今月(09年4月)の初めに行ってきたのでレポートします。
サマセットパレスに宿泊していましたが、近くで珍しい料理を食べたくなり、ガイドブックを便りに行ってきました。ガイドブックの地図では仁寺洞の細かい路地は省略されているので、たどり着くまでがひと苦労でした。このサイトの地図で見ても、よくわかりませんね。「山村」は細い路地に入って奥の奥の行き止まりにあります。仁寺洞ギル沿いの「山村」という乾物屋(同じ経営?)から入って道なりに進んだ行き止まりです。
予約なしで19時くらいに4人で伺いました。日本語のできるアジュマから「定食だけよ。大丈夫?」と訊かれ、それが目的でしたので迷わず靴を脱いで奥へ。石張りのオンドルの広間へ案内されました。「あの路地の奥にこんな広い店が!?」と驚くほどの広さに、たくさんの骨董品が飾られています。落とし目の照明で、伝統的な屋敷を模した雰囲気もなかなかよかったです。
渡された定食のお品書きにW39,600とあり(最近値上げした?)、今回でいちばん値の張る食事だったので「もしかしてボラれてたらショックだなー」と半分は覚悟していましたが、メニューには20品も並んでおり反面期待も大でした。とりあえず「ソジュジュセヨ」と迷わず注文したのですが、店員さんは「ソジュ?」と何だか微妙な反応。伝統酒を頼むべきだったのかなー。
料理は数種の山菜を蕎麦粉クレープで巻いたものとトンチミの汁で食べる素麺に始まり、写真にあるような数々のナムルやキムチなどが次々にテーブルに並びます。20品とは言ってもそのうちの一つが中央の「ナムル盛り合わせ(7皿)」だったりするので、予想以上のボリュームで、テーブルに乗り切れません。特に印象に残っているのは熱々で出てくるチヂミと揚げ野菜や、辛めに味付けした野菜を乗せたどんぐり餅などです。とにかく珍しい野菜中心のヘルシーな料理が満載で、全部食べたいけど完食できるか不安になるほどで、これでこの値段なら全然OKだねーと話していました。
食事が半分ほど進んだところで(今思うと20時ちょうど)いきなり照明がさらに暗くなり、「おや?どこかの客のhappy birthdayイベントでも始まるのかな?」と見回していると、韓服を着た男性が太鼓を打ち鳴らしています。すると奥から美しい民族衣装の女性が出てきて、中央の8畳ほどの板張りのスペースで音楽に合わせて舞い始めました。こんなイベントがあるとは全く知らなかった私たちはびっくり。たまたま特別なイベントの日に来合わせたのかなと思いましたが、毎晩開催されているようですね。

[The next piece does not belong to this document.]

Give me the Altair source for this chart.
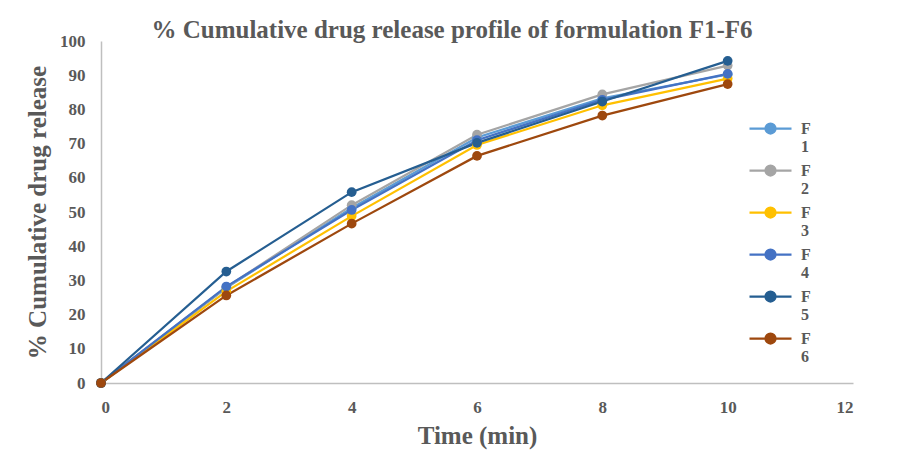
import altair as alt
import pandas as pd

time_min = [0, 2, 4, 6, 8, 10]
series_names = ["F1", "F2", "F3", "F4", "F5", "F6"]
F1 = [0, 27.8, 51.2, 71.8, 83.2, 90.2]
F2 = [0, 28.0, 52.0, 72.6, 84.4, 92.8]
F3 = [0, 26.8, 48.8, 69.6, 81.2, 89.0]
F4 = [0, 28.2, 50.6, 71.0, 82.8, 90.4]
F5 = [0, 32.6, 55.8, 70.2, 82.3, 94.2]
F6 = [0, 25.6, 46.6, 66.4, 78.2, 87.4]
colors = ["#5B9BD5", "#A5A5A5", "#FFC000", "#4472C4", "#255E91", "#9E480E"]

values = [F1, F2, F3, F4, F5, F6]
rows = []
for name, vals in zip(series_names, values):
    for t, v in zip(time_min, vals):
        rows.append({"Time": t, "Release": v, "Formulation": name})
df = pd.DataFrame(rows)

FONT = "Liberation Serif"
GREY = "#595959"

# line with a dot, unit = 10px when symbolSize=400
legend_path = "M-2.1,0H2.1M-0.5,0A0.5,0.5,0,1,1,0.5,0A0.5,0.5,0,1,1,-0.5,0Z"

color = alt.Color(
    "Formulation:N",
    scale=alt.Scale(domain=series_names, range=colors),
    legend=alt.Legend(
        title=None,
        orient="none",
        legendX=658,
        legendY=76,
        symbolType=legend_path,
        symbolSize=400,
        symbolStrokeWidth=2.25,
        labelFont=FONT,
        labelFontSize=16,
        labelFontWeight="bold",
        labelColor=GREY,
        labelOffset=19,
        labelBaseline="middle",
        rowPadding=4,
        labelExpr="[substring(datum.label,0,1), substring(datum.label,1)]",
    ),
)

x = alt.X(
    "Time:Q",
    scale=alt.Scale(domain=[0, 12], nice=False),
    axis=alt.Axis(
        title="Time (min)",
        values=[0, 2, 4, 6, 8, 10, 12],
        grid=False,
        ticks=False,
        labelPadding=16,
        titlePadding=8,
    ),
)
y = alt.Y(
    "Release:Q",
    scale=alt.Scale(domain=[0, 100], nice=False),
    axis=alt.Axis(
        title="% Cumulative drug release",
        values=list(range(0, 101, 10)),
        grid=False,
        ticks=False,
        labelPadding=16,
        titlePadding=9,
    ),
)

base = alt.Chart(df)
lines = base.mark_line(strokeWidth=2.25).encode(x=x, y=y, color=color, order="Time:Q")
points = base.mark_point(filled=True, size=95, opacity=1).encode(x=x, y=y, color=color)

chart = (
    alt.layer(lines, points)
    .properties(
        width=752,
        height=342,
        title=alt.TitleParams(
            "% Cumulative drug release profile of formulation F1-F6",
            font=FONT,
            fontSize=25,
            fontWeight="bold",
            color=GREY,
            anchor="middle",
            dx=-25,
            dy=33,
            offset=2,
            baseline="alphabetic",
        ),
        autosize=alt.AutoSizeParams(type="none"),
        padding={"left": 93, "top": 33, "right": 43, "bottom": 69},
    )
    .configure(background="white")
    .configure_view(stroke=None)
    .configure_axis(
        labelFont=FONT,
        labelFontSize=17,
        labelFontWeight="bold",
        labelColor=GREY,
        titleFont=FONT,
        titleFontSize=25,
        titleFontWeight="bold",
        titleColor=GREY,
        domainColor="#BFBFBF",
        domainWidth=1.5,
    )
)

chart.save("out.html", embed_options={"renderer": "svg", "actions": False})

ショウタイムは約1時間で、舞の女性2名と唄の女性1名が交互に出てきて様々な出し物を披露してくれました。舞は伝統的な曲やモダンな環境音楽のようなものに合わせ、緩やかな踊りや激しい踊りなど様々でしたが、どれも華やかで美しいものでした。唄は史実を語るいわゆるパンソリというものだと思いますが、若い唄い手なのに情感たっぷりで、意味はわからなくとも心動かされるものでした。締めくくりは華やかな曲で、欧米からのお客さんと、なぜか私も(!)舞台に引っ張り出されて、お客みんなの手拍子に合わせて一緒に踊るという、嬉し恥ずかし楽しいものでした。
ショウタイムが終わり静かになって、余韻を味わいながら再びお酒を楽しみましたが、「この雰囲気でたっぷりのヘルシーな料理にハイレベルな舞と唄を間近で見れてこの値段は、コストパフォーマンスが超高いねー!」と大満足でした。